* _PROBLEM TO WORK ON_
Copy exactly the lines from the beginning of the data down to and including the line holding "const NAVY = '#000080', PINK", without any pictures.
- - - - - - -
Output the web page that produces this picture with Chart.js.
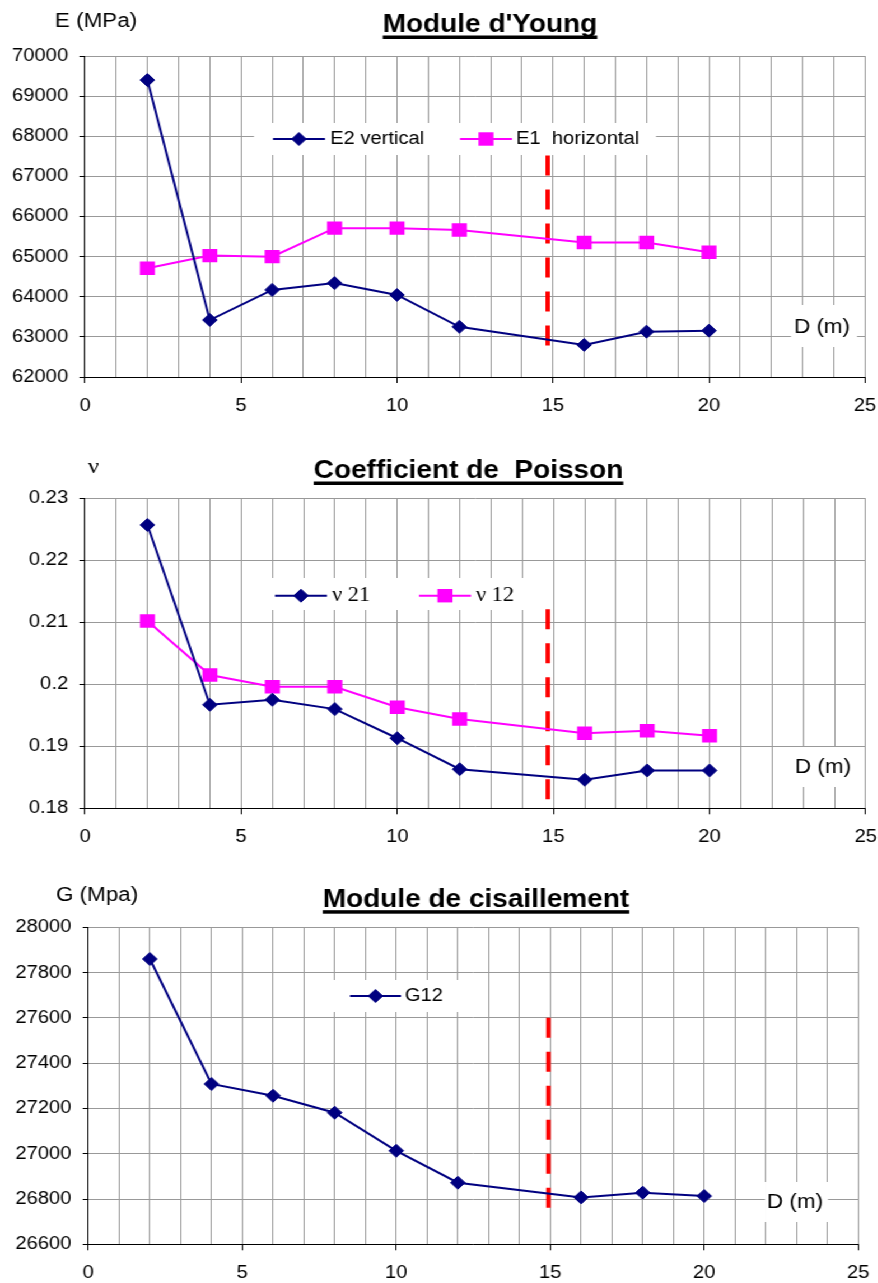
<!DOCTYPE html>
<html>
<head>
<meta charset="utf-8">
<script src="https://cdn.jsdelivr.net/npm/chart.js@4.4.0/dist/chart.umd.min.js"></script>
<style>
  body { margin: 0; background: #fff; }
  /* the original picture is stretched horizontally, so the charts are too */
  #wrap { width: 784px; transform: scaleX(1.12); transform-origin: 0 0; }
  canvas { display: block; }
</style>
</head>
<body>
<div id="wrap">
  <canvas id="young" width="784" height="430"></canvas>
  <canvas id="poisson" width="784" height="430"></canvas>
  <canvas id="shear" width="784" height="423"></canvas>
</div>
<script>
// depth D (m)
const depth = [2, 4, 6, 8, 10, 12, 16, 18, 20];

// Young's modulus (MPa)
const e2Vertical = [69400, 63420, 64170, 64340, 64045, 63250, 62800, 63130, 63155];
const e1Horizontal = [64710, 65025, 65000, 65710, 65710, 65665, 65350, 65350, 65110];

// Poisson ratios
const nu21 = [0.2257, 0.1967, 0.1975, 0.1960, 0.1913, 0.1863, 0.1846, 0.1861, 0.1861];
const nu12 = [0.2102, 0.2015, 0.1996, 0.1996, 0.1963, 0.1944, 0.1921, 0.1925, 0.1917];

// shear modulus (MPa)
const g12 = [27860, 27308, 27256, 27181, 27013, 26872, 26807, 26828, 26813];

// red dashed line near 15 m: [x, top, bottom]
const limitYoung = [14.83, 67520, 62655];
const limitPoisson = [14.82, 0.2121, 0.1809];
const limitShear = [14.94, 27600, 26740];

// axis ticks
const xTicks = [0, 5, 10, 15, 20, 25];
const eTicks = [62000, 63000, 64000, 65000, 66000, 67000, 68000, 69000, 70000];
const nuTicks = [0.18, 0.19, 0.2, 0.21, 0.22, 0.23];
const gTicks = [26600, 26800, 27000, 27200, 27400, 27600, 27800, 28000];

const STRETCH = 1.12;
const lx = x => x / STRETCH;   // picture x -> canvas x
const SANS = '"Liberation Sans", Arial, sans-serif';
const SERIF = '"Liberation Serif", "Times New Roman", serif';
const NAVY = '#000080', PINK = '#ff00ff', RED = '#ff0000', GRID = '#999999';

function series(label, values, color, style, radius) {
    return {
        label: label,
        data: depth.map((d, i) => ({ x: d, y: values[i] })),
        borderColor: color,
        backgroundColor: color,
        borderWidth: 2,
        pointStyle: style,
        pointRadius: radius,
        pointHoverRadius: radius,
        pointBorderWidth: style === 'rectRot' ? 1 : 0,
        pointBackgroundColor: color,
        pointBorderColor: color,
        tension: 0
    };
}

function limitLine(lim) {
    return {
        label: '',
        data: [{ x: lim[0], y: lim[1] }, { x: lim[0], y: lim[2] }],
        borderColor: RED,
        borderWidth: 4,
        borderDash: [20, 14],
        pointRadius: 0,
        pointHoverRadius: 0
    };
}

// titles, legend and "D (m)" label, positions in picture pixels
function overlay(cfg) {
    return {
        id: 'overlay',
        afterDatasetsDraw(chart) {
            const ctx = chart.ctx;
            const sets = chart.data.datasets;
            ctx.save();
            ctx.fillStyle = '#000';

            // y axis name
            ctx.font = cfg.yTitleFont;
            ctx.textAlign = 'left';
            ctx.textBaseline = 'alphabetic';
            ctx.fillText(cfg.yTitle, lx(cfg.yTitleX), cfg.yTitleY);

            // underlined title
            ctx.font = `bold 25px ${SANS}`;
            ctx.textAlign = 'center';
            ctx.fillText(cfg.title, lx(cfg.titleX), cfg.titleY);
            const w = ctx.measureText(cfg.title).width;
            ctx.fillRect(lx(cfg.titleX) - w / 2, cfg.titleY + 3.5, w, 3.5);

            // legend
            const b = cfg.legendBox;
            ctx.fillStyle = '#fff';
            ctx.fillRect(lx(b[0]), b[1], lx(b[2]) - lx(b[0]), b[3] - b[1]);
            cfg.legendItems.forEach(item => {
                const ds = sets[item[0]];
                const y = cfg.legendY;
                ctx.strokeStyle = ds.borderColor;
                ctx.lineWidth = 2;
                ctx.beginPath();
                ctx.moveTo(lx(item[1]), y);
                ctx.lineTo(lx(item[2]), y);
                ctx.stroke();
                ctx.fillStyle = ds.backgroundColor;
                ctx.lineWidth = ds.pointBorderWidth;
                Chart.helpers.drawPoint(ctx, {
                    pointStyle: ds.pointStyle,
                    radius: ds.pointRadius,
                    borderWidth: ds.pointBorderWidth,
                    rotation: 0
                }, lx((item[1] + item[2]) / 2), y);
                ctx.fillStyle = '#000';
                ctx.font = cfg.legendFont;
                ctx.textAlign = 'left';
                ctx.textBaseline = 'middle';
                ctx.fillText(ds.label, lx(item[3]), y);
            });

            // "D (m)" label
            const d = cfg.dBox;
            ctx.fillStyle = '#fff';
            ctx.fillRect(lx(d[0]), d[1], lx(d[2]) - lx(d[0]), d[3] - d[1]);
            ctx.fillStyle = '#000';
            ctx.font = `20px ${SANS}`;
            ctx.textAlign = 'left';
            ctx.textBaseline = 'middle';
            ctx.fillText('D (m)', lx(cfg.dX), cfg.dY);
            ctx.restore();
        }
    };
}

function makeChart(id, datasets, yTicks, fmt, area, cfg) {
    const canvas = document.getElementById(id);
    const H = canvas.height;
    return new Chart(canvas, {
        type: 'line',
        data: { datasets: datasets },
        options: {
            responsive: false,
            animation: false,
            events: [],
            layout: { padding: { left: 0, top: area.top, right: 784 - lx(area.right), bottom: 0 } },
            plugins: { legend: { display: false }, tooltip: { enabled: false } },
            scales: {
                x: {
                    type: 'linear',
                    min: 0,
                    max: 25,
                    border: { color: '#000', width: 1 },
                    grid: {
                        color: GRID,
                        lineWidth: 1,
                        tickLength: 6,
                        tickColor: c => xTicks.includes(c.tick && c.tick.value) ? '#000' : 'rgba(0,0,0,0)'
                    },
                    ticks: {
                        stepSize: 1,
                        autoSkip: false,
                        maxRotation: 0,
                        padding: 12,
                        color: '#000',
                        font: { family: SANS, size: 18 },
                        callback: v => xTicks.includes(v) ? String(v) : ''
                    },
                    afterFit: s => {
                        s.height = H - area.bottom;
                        s.paddingLeft = 0;
                        s.paddingRight = 0;
                    }
                },
                y: {
                    type: 'linear',
                    min: yTicks[0],
                    max: yTicks[yTicks.length - 1],
                    border: { color: '#000', width: 1 },
                    grid: { color: GRID, lineWidth: 1, tickLength: 5, tickColor: '#000' },
                    ticks: { padding: 10, color: '#000', font: { family: SANS, size: 18 }, callback: fmt },
                    afterBuildTicks: s => { s.ticks = yTicks.map(v => ({ value: v })); },
                    afterFit: s => { s.width = lx(area.left); }
                }
            }
        },
        plugins: [overlay(cfg)]
    });
}

makeChart('young', [
    series('E2 vertical', e2Vertical, NAVY, 'rectRot', 6.5),
    series('E1  horizontal', e1Horizontal, PINK, 'rect', 9.5),
    limitLine(limitYoung)
], eTicks, v => String(v),
{ left: 85, right: 865, top: 56, bottom: 377 },
{
    yTitle: 'E (MPa)', yTitleFont: `20px ${SANS}`, yTitleX: 55, yTitleY: 27,
    title: "Module d'Young", titleX: 490, titleY: 32,
    legendBox: [254, 123, 656, 155], legendY: 139, legendFont: `18px ${SANS}`,
    legendItems: [[0, 273, 325, 330], [1, 460, 512, 516]],
    dBox: [791, 305, 857, 347], dX: 794, dY: 327
});

makeChart('poisson', [
    series('\u03bd 21', nu21, NAVY, 'rectRot', 6.5),
    series('\u03bd 12', nu12, PINK, 'rect', 9.5),
    limitLine(limitPoisson)
], nuTicks, v => String(+v.toFixed(2)),
{ left: 85, right: 865.7, top: 68.3, bottom: 378.3 },
{
    yTitle: '\u03bd', yTitleFont: `22px ${SERIF}`, yTitleX: 88, yTitleY: 43,
    title: 'Coefficient de  Poisson', titleX: 468.5, titleY: 48,
    legendBox: [255, 148, 535, 180], legendY: 165.7, legendFont: `20px ${SERIF}`,
    legendItems: [[0, 275, 327, 332], [1, 419, 471, 476]],
    dBox: [790, 317, 853, 357], dX: 795, dY: 337
});

makeChart('shear', [
    series('G12', g12, NAVY, 'rectRot', 6.5),
    limitLine(limitShear)
], gTicks, v => String(v),
{ left: 88.3, right: 858.3, top: 67.3, bottom: 384.3 },
{
    yTitle: 'G (Mpa)', yTitleFont: `20px ${SANS}`, yTitleX: 56, yTitleY: 40.5,
    title: 'Module de cisaillement', titleX: 476, titleY: 46.7,
    legendBox: [333, 120, 460, 152], legendY: 136, legendFont: `18px ${SANS}`,
    legendItems: [[0, 350, 401, 405]],
    dBox: [765, 322, 828, 362], dX: 767, dY: 342
});
</script>
</body>
</html>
- - - - - - -
* _PROBLEM SOLUTION_
Output the web page that produces this picture with Chart.js.
<!DOCTYPE html>
<html>
<head>
<meta charset="utf-8">
<script src="https://cdn.jsdelivr.net/npm/chart.js@4.4.0/dist/chart.umd.min.js"></script>
<style>
  body { margin: 0; background: #fff; }
  /* the original picture is stretched horizontally, so the charts are too */
  #wrap { width: 784px; transform: scaleX(1.12); transform-origin: 0 0; }
  canvas { display: block; }
</style>
</head>
<body>
<div id="wrap">
  <canvas id="young" width="784" height="430"></canvas>
  <canvas id="poisson" width="784" height="430"></canvas>
  <canvas id="shear" width="784" height="423"></canvas>
</div>
<script>
// depth D (m)
const depth = [2, 4, 6, 8, 10, 12, 16, 18, 20];

// Young's modulus (MPa)
const e2Vertical = [69400, 63420, 64170, 64340, 64045, 63250, 62800, 63130, 63155];
const e1Horizontal = [64710, 65025, 65000, 65710, 65710, 65665, 65350, 65350, 65110];

// Poisson ratios
const nu21 = [0.2257, 0.1967, 0.1975, 0.1960, 0.1913, 0.1863, 0.1846, 0.1861, 0.1861];
const nu12 = [0.2102, 0.2015, 0.1996, 0.1996, 0.1963, 0.1944, 0.1921, 0.1925, 0.1917];

// shear modulus (MPa)
const g12 = [27860, 27308, 27256, 27181, 27013, 26872, 26807, 26828, 26813];

// red dashed line near 15 m: [x, top, bottom]
const limitYoung = [14.83, 67520, 62655];
const limitPoisson = [14.82, 0.2121, 0.1809];
const limitShear = [14.94, 27600, 26740];

// axis ticks
const xTicks = [0, 5, 10, 15, 20, 25];
const eTicks = [62000, 63000, 64000, 65000, 66000, 67000, 68000, 69000, 70000];
const nuTicks = [0.18, 0.19, 0.2, 0.21, 0.22, 0.23];
const gTicks = [26600, 26800, 27000, 27200, 27400, 27600, 27800, 28000];

const STRETCH = 1.12;
const lx = x => x / STRETCH;   // picture x -> canvas x
const SANS = '"Liberation Sans", Arial, sans-serif';
const SERIF = '"Liberation Serif", "Times New Roman", serif';
const NAVY = '#000080', PINK = '#ff00ff', RED = '#ff0000', GRID = '#999999';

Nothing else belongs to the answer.